Another illustration of the vital importance of ownership was given by .the case of Sir Edward Baron and Carreras, Ltd., the £5,000,000 tobacco concern. Here the position was that the Baron family hold 150,000 out of 240,000 £1 ordinary shares and it is only the ordinary shareholders who, under the articles of the company, have voting rights on the Board. The case taken to Court revolved around the question whether Sir Edward Baron, the Managing Director, should persist in his refusal to let the majority of directors make their own choice of a director to be re-elected to the Board, it being alleged that Sir Edward Baron had given a verbal contract not to use his voting rights. The Court held that no such contract had been entered into (Times, December 19, 1942), so the family group of shareholders will continue to control the management of the Company. Where, it may be asked, do Mr. Burnham's managerial group come into this picture? It was solely a dispute between two groups of owners and their nominees, the Baron group and the minority group - nobody ever thought of mentioning the non-owning managers.

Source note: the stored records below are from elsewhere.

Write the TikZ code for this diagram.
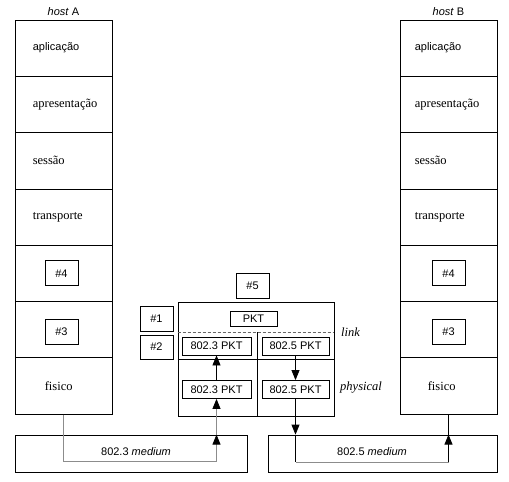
\documentclass[tikz,border=0pt]{standalone}
\usepackage{fontspec}
\setmainfont{Liberation Serif}
\setsansfont{Liberation Sans}
\usetikzlibrary{arrows.meta,calc}
\newcommand\sansfnt{\sffamily\fontsize{11}{13}\selectfont}
\newcommand\serfnt{\rmfamily\fontsize{12.5}{15}\selectfont}
\tikzset{
  box/.style={draw, line width=0.8pt, inner sep=0pt},
  layer/.style={box, minimum width=97pt, minimum height=56.3pt},
  sbox/.style={box, font=\sansfnt},
  numbox/.style={sbox, minimum width=33pt, minimum height=25pt},
  pktbox/.style={sbox, minimum height=18pt},
  stxt/.style={font=\sansfnt, inner sep=0pt},
  rtxt/.style={font=\serfnt, inner sep=0pt, anchor=west},
  arr/.style={-{Triangle[length=10pt,width=8pt,color=black,fill=black]}},
  gline/.style={draw=black!45, line width=0.8pt},
  bline/.style={draw=black, line width=0.8pt},
}
\begin{document}
\begin{tikzpicture}[x=1pt,y=-1pt]
\useasboundingbox (0,0) rectangle (509,482);
% host A
\node[stxt] (hA) at (63.5,12) {\textit{host} A};
\node[layer] (a1) at (63.5,48.15) {};
\node[layer] (a2) at (63.5,104.45) {};
\node[layer] (a3) at (63.5,160.75) {};
\node[layer] (a4) at (63.5,217.05) {};
\node[layer] (a5) at (63.5,273.35) {};
\node[layer] (a6) at (63.5,329.65) {};
\node[layer] (a7) at (63.5,385.95) {};
\node[stxt, anchor=west] (a1t) at ([xshift=18pt]a1.west) {aplicação};
\node[rtxt] (a2t) at ([xshift=18pt]a2.west) {apresentação};
\node[rtxt] (a3t) at ([xshift=18pt]a3.west) {sessão};
\node[rtxt] (a4t) at ([xshift=18pt]a4.west) {transporte};
\node[numbox] (a5n) at ([xshift=-2pt]a5.center) {\#4};
\node[numbox] (a6n) at ([xshift=-2pt,yshift=-2pt]a6.center) {\#3};
\node[rtxt] (a7t) at ([xshift=30pt]a7.west) {fisico};
% host B
\node[stxt] (hB) at (448.5,12) {\textit{host} B};
\node[layer] (b1) at (448.5,48.15) {};
\node[layer] (b2) at (448.5,104.45) {};
\node[layer] (b3) at (448.5,160.75) {};
\node[layer] (b4) at (448.5,217.05) {};
\node[layer] (b5) at (448.5,273.35) {};
\node[layer] (b6) at (448.5,329.65) {};
\node[layer] (b7) at (448.5,385.95) {};
\node[stxt, anchor=west] (b1t) at ([xshift=15pt]b1.west) {aplicação};
\node[rtxt] (b2t) at ([xshift=15pt]b2.west) {apresentação};
\node[rtxt] (b3t) at ([xshift=15pt]b3.west) {sessão};
\node[rtxt] (b4t) at ([xshift=15pt]b4.west) {transporte};
\node[numbox] (b5n) at (b5.center) {\#4};
\node[numbox] (b6n) at ([yshift=-2pt]b6.center) {\#3};
\node[rtxt] (b7t) at ([xshift=28pt]b7.west) {fisico};
% router
\node[numbox] (n5) at (252.5,285.5) {\#5};
\node[numbox] (n1) at (156.5,318.5) {\#1};
\node[numbox, minimum height=24pt] (n2) at (156.5,347) {\#2};
\node[box, minimum width=156pt, minimum height=114pt] (R) at (256,359) {};
\draw[draw=black!60, line width=0.8pt, dash pattern=on 3pt off 2pt] (R.west |- 0,332) -- (R.east |- 0,332);
\draw[bline] (R.west) -- (R.east);
\draw[bline] (257,332) -- (257,416);
\node[sbox, minimum width=47pt, minimum height=15pt] (pkt) at (253.5,319) {PKT};
\node[pktbox, minimum width=69pt] (l1) at (216.5,346) {802.3 PKT};
\node[pktbox, minimum width=67pt] (r1) at (295.5,346) {802.5 PKT};
\node[pktbox, minimum width=69pt] (l2) at (216.5,389.5) {802.3 PKT};
\node[pktbox, minimum width=67pt] (r2) at (295.5,389.5) {802.5 PKT};
\draw[bline, arr] (l2.north) -- (l1.south);
\draw[bline, arr] (r1.south) -- (r2.north);
\node[font=\serfnt\itshape, inner sep=0pt, anchor=west] (lk) at (341,332) {link};
\node[font=\serfnt\itshape, inner sep=0pt, anchor=west] (ph) at (340,388) {physical};
% media
\node[box, minimum width=232pt, minimum height=37pt] (m1) at (131,453.5) {};
\node[box, minimum width=229pt, minimum height=37pt] (m2) at (382.5,453.5) {};
\node[stxt] (m1t) at (136,452) {802.3 \textit{medium}};
\node[stxt] (m2t) at (372,452) {802.5 \textit{medium}};
% connections
\draw[gline, arr] (a7.south) -- (a7.south |- 0,461) -| (l2.south |- m1.north);
\draw[gline, arr] (l2.south |- m1.north) -- (l2.south);
\draw[bline, arr] (r2.south) -- (r2.south |- m2.north);
\draw[bline] (r2.south |- m2.north) -- (r2.south |- 0,462);
\draw[gline] (r2.south |- 0,462) -- (b7.south |- 0,462);
\draw[bline, arr] (b7.south |- 0,462) -- (b7.south |- m2.north);
\draw[bline] (b7.south |- m2.north) -- (b7.south);
\end{tikzpicture}
\end{document}
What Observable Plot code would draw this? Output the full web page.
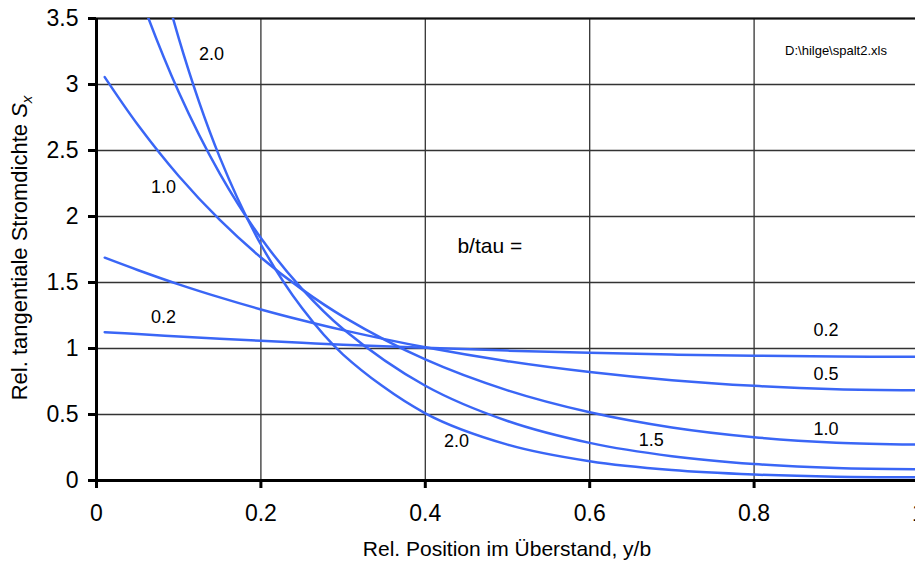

It is quite true that with the growth of mammoth amalgamated concerns the direct control of family groups declines, and that in the public utility corporations the State itself takes a hand in the appointment of the boards of directors. This is, so to speak, an interference by the capitalist State, representing the capitalist class as a whole, in the affairs of individual capitalist undertakings, but two points of paramount importance should be observed. One is that the main interest of the owners, the safeguarding of their income from their investments, is not interfered with. The second is that the creation of public utility corporations under some kind of Governmental control is not in the slightest degree the work of the managerial group but is carried out by those who control the machinery of government.

Russia also has been instanced as a country where the so-called managerial revolution, is in progress, but according to a writer in the Economist who refers to Schwarz's " Heads of Russian Factories" (Economist, January 9, 1943), Russia has now gone over to one-man control, the controller being the industrial manager appointed by the State. The Economist writer claims that as a result of recent changes the new type of industrial manager in Russia has as his aims : " Fulfilment of the monthly plan, a rising graph of production, absolute obedience and discipline in the workshop, and one-man direction of the plant." He has "almost unlimited powers to establish his authority and to deal with slackness and infringements of labour discipline." True he has to deal with the Bolshevik Party "cell" but " the once familiar conflict between party cell and factory director has long been forgotten. The fullest unity between party and management has in fact been achieved. The manager is now only very rarely a non-party man. The Party on the other hand has evolved into an almost non-political body. All its interests and activities have been centred on the problems of production."

Here again we see that the State and those who have its backing are supreme against other groups.

In spite of Mr. Burnham the managers will not become a new ruling class unless they do so through political control. The task of the workers still remains that of gaining political control for Socialism.